> **Source data**:
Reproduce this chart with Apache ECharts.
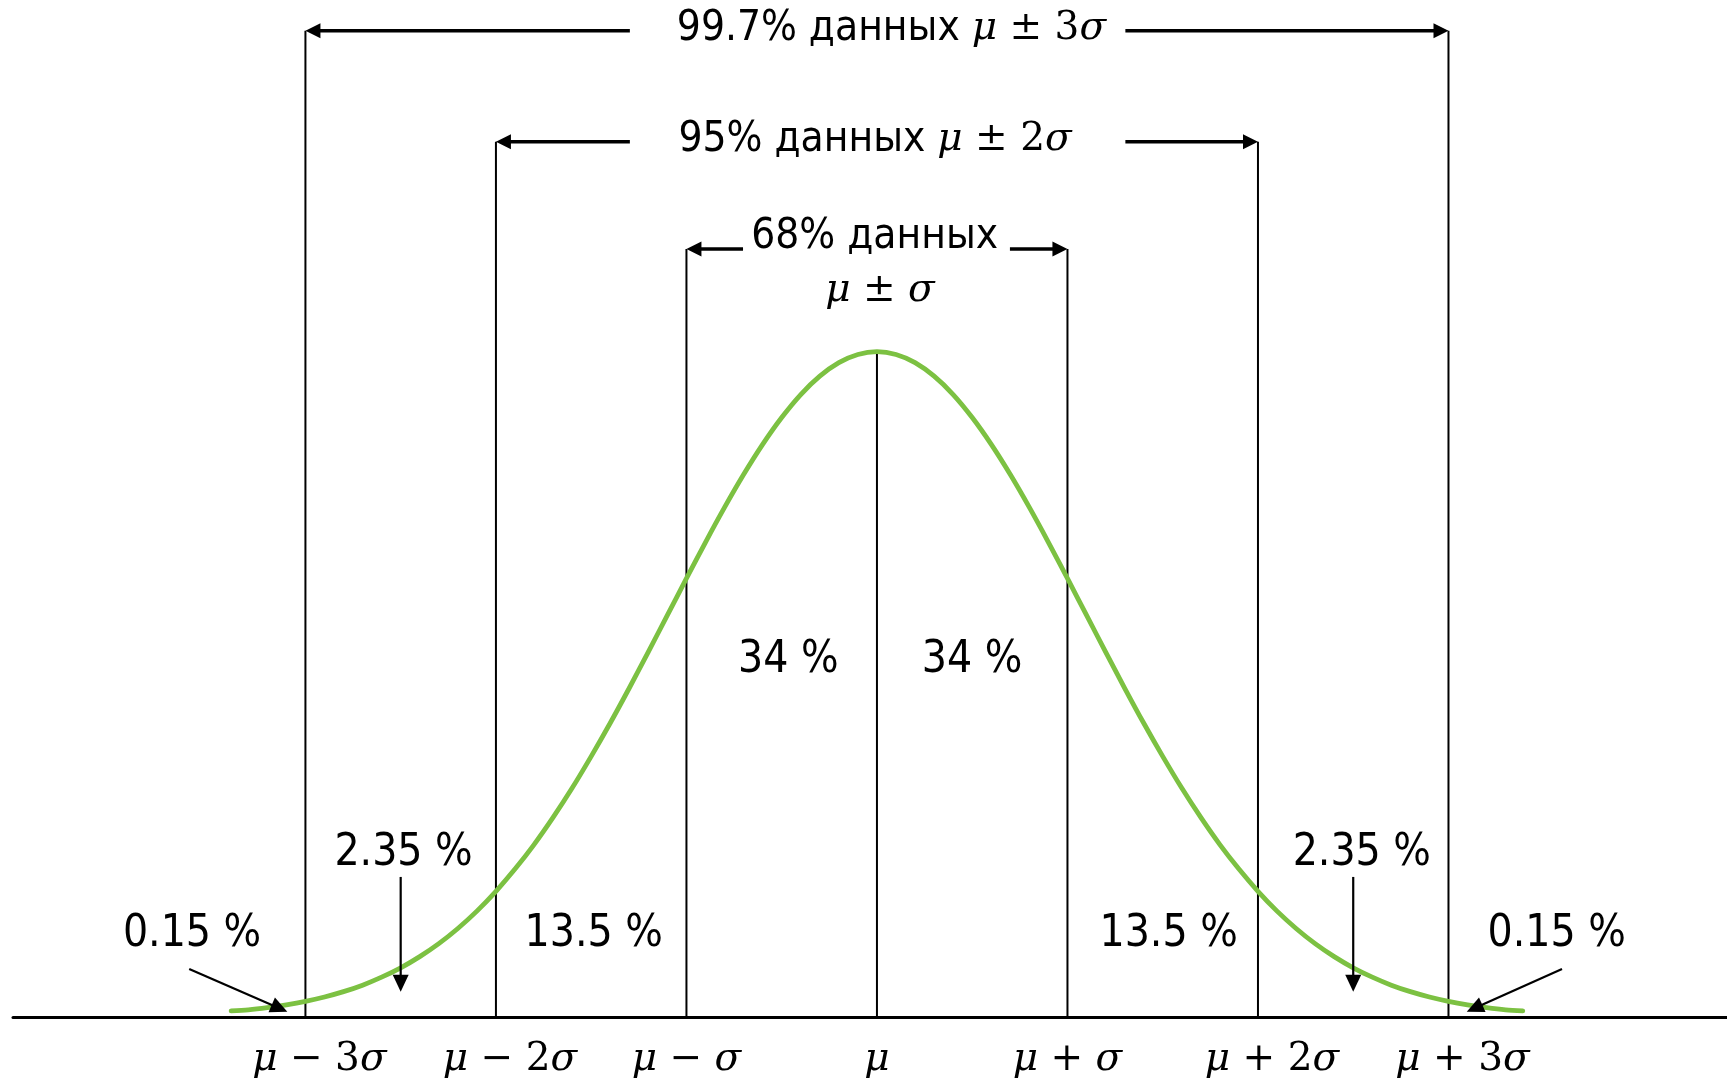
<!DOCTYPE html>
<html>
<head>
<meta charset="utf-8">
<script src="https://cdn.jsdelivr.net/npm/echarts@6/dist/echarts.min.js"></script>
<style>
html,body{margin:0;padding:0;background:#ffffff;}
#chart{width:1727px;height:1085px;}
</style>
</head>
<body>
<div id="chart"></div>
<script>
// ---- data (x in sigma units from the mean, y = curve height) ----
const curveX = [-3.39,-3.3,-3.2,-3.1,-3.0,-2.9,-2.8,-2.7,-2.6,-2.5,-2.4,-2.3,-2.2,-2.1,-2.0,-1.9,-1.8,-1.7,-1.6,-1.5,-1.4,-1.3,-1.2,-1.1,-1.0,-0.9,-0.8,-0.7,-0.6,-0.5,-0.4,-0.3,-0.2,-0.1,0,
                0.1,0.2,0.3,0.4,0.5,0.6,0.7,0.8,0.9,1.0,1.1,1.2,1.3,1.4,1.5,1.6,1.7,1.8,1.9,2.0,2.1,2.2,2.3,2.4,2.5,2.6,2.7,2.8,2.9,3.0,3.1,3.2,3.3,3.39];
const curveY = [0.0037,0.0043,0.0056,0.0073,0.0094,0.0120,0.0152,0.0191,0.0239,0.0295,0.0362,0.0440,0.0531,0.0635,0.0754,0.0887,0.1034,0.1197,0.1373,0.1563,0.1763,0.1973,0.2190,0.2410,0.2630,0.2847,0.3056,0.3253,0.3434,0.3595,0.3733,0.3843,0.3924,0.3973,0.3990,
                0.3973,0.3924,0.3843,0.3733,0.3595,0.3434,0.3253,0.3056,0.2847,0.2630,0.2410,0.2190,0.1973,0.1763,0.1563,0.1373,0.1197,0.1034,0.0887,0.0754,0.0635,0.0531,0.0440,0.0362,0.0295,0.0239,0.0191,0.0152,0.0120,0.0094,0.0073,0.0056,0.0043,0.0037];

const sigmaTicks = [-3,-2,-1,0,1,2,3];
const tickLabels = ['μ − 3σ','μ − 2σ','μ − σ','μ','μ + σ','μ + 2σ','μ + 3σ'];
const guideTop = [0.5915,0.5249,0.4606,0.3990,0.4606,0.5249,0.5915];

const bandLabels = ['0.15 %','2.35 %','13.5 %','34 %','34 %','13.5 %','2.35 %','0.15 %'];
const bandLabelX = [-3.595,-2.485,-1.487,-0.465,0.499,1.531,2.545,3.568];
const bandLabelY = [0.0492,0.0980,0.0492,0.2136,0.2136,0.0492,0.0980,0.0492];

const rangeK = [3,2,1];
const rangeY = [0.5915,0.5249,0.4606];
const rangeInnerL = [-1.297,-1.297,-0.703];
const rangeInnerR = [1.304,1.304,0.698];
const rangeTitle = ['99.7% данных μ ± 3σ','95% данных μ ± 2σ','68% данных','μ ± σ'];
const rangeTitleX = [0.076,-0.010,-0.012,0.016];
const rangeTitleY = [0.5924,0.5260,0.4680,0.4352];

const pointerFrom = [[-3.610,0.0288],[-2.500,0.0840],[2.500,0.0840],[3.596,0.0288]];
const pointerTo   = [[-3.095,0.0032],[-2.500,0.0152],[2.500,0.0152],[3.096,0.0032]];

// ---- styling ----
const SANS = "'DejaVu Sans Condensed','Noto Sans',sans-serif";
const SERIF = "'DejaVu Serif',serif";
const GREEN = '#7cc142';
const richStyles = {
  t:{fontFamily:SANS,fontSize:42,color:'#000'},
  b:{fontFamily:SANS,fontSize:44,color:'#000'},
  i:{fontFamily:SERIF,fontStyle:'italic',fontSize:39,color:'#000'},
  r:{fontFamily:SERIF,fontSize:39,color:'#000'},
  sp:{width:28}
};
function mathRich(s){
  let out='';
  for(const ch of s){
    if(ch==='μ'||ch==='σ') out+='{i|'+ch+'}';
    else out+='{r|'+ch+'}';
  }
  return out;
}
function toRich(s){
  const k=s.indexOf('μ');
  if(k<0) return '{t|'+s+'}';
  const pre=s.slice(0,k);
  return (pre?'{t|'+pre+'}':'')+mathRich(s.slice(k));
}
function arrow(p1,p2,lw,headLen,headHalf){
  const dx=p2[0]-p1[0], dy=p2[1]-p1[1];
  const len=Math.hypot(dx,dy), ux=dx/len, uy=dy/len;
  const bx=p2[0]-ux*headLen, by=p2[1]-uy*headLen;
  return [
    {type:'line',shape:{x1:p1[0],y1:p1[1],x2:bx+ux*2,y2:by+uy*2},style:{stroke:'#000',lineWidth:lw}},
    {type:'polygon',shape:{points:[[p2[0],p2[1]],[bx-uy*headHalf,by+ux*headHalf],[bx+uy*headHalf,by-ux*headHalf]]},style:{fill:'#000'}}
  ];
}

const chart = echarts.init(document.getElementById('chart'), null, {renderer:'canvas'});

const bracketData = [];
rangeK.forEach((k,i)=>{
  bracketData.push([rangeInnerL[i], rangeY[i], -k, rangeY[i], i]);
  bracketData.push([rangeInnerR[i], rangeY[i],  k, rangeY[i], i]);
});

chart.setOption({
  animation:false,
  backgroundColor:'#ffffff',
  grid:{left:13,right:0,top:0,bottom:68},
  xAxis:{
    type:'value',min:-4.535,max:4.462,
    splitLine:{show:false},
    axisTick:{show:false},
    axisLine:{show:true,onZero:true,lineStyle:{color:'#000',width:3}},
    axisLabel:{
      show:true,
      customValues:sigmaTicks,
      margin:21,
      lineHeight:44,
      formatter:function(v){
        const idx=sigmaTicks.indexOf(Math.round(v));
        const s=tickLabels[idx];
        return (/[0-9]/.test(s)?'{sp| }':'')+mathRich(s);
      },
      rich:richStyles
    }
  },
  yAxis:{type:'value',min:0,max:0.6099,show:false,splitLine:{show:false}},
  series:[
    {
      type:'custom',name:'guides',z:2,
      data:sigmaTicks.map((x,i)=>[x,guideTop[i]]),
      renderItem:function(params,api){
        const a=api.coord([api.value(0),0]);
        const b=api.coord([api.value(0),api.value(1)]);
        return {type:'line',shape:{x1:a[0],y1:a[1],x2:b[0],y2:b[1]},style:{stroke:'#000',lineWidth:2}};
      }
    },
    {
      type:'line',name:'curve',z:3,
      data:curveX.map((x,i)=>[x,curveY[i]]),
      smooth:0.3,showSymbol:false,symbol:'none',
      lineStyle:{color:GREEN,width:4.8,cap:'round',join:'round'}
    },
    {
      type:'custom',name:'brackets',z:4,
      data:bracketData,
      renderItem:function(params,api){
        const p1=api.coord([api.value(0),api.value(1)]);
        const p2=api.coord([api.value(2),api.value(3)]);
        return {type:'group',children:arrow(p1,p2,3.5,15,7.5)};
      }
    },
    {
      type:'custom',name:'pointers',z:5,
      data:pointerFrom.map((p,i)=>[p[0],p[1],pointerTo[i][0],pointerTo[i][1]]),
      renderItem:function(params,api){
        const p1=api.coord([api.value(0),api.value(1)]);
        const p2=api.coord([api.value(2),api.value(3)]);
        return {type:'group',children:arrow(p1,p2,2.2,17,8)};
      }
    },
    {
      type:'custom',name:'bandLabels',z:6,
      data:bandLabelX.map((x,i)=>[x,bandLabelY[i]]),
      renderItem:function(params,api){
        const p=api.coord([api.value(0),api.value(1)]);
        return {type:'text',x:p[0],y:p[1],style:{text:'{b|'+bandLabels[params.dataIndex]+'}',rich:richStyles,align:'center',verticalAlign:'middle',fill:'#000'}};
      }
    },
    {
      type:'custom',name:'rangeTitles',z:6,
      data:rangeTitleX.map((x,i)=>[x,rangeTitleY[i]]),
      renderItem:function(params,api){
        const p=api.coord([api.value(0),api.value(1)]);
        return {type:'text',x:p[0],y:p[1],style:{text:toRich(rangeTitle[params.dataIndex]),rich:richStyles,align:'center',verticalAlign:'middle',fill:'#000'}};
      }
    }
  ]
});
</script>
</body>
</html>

> **Written task**:
Everything from the top line of the data down to and including the line with "guideTop = [0.5915,0.5249,0.4606,0.3990,0.4606,0.5249,0.5915];" is to be copied, except the pictures.

> **Worked solution**:
Reproduce this chart with Apache ECharts.
<!DOCTYPE html>
<html>
<head>
<meta charset="utf-8">
<script src="https://cdn.jsdelivr.net/npm/echarts@6/dist/echarts.min.js"></script>
<style>
html,body{margin:0;padding:0;background:#ffffff;}
#chart{width:1727px;height:1085px;}
</style>
</head>
<body>
<div id="chart"></div>
<script>
// ---- data (x in sigma units from the mean, y = curve height) ----
const curveX = [-3.39,-3.3,-3.2,-3.1,-3.0,-2.9,-2.8,-2.7,-2.6,-2.5,-2.4,-2.3,-2.2,-2.1,-2.0,-1.9,-1.8,-1.7,-1.6,-1.5,-1.4,-1.3,-1.2,-1.1,-1.0,-0.9,-0.8,-0.7,-0.6,-0.5,-0.4,-0.3,-0.2,-0.1,0,
                0.1,0.2,0.3,0.4,0.5,0.6,0.7,0.8,0.9,1.0,1.1,1.2,1.3,1.4,1.5,1.6,1.7,1.8,1.9,2.0,2.1,2.2,2.3,2.4,2.5,2.6,2.7,2.8,2.9,3.0,3.1,3.2,3.3,3.39];
const curveY = [0.0037,0.0043,0.0056,0.0073,0.0094,0.0120,0.0152,0.0191,0.0239,0.0295,0.0362,0.0440,0.0531,0.0635,0.0754,0.0887,0.1034,0.1197,0.1373,0.1563,0.1763,0.1973,0.2190,0.2410,0.2630,0.2847,0.3056,0.3253,0.3434,0.3595,0.3733,0.3843,0.3924,0.3973,0.3990,
                0.3973,0.3924,0.3843,0.3733,0.3595,0.3434,0.3253,0.3056,0.2847,0.2630,0.2410,0.2190,0.1973,0.1763,0.1563,0.1373,0.1197,0.1034,0.0887,0.0754,0.0635,0.0531,0.0440,0.0362,0.0295,0.0239,0.0191,0.0152,0.0120,0.0094,0.0073,0.0056,0.0043,0.0037];

const sigmaTicks = [-3,-2,-1,0,1,2,3];
const tickLabels = ['μ − 3σ','μ − 2σ','μ − σ','μ','μ + σ','μ + 2σ','μ + 3σ'];
const guideTop = [0.5915,0.5249,0.4606,0.3990,0.4606,0.5249,0.5915];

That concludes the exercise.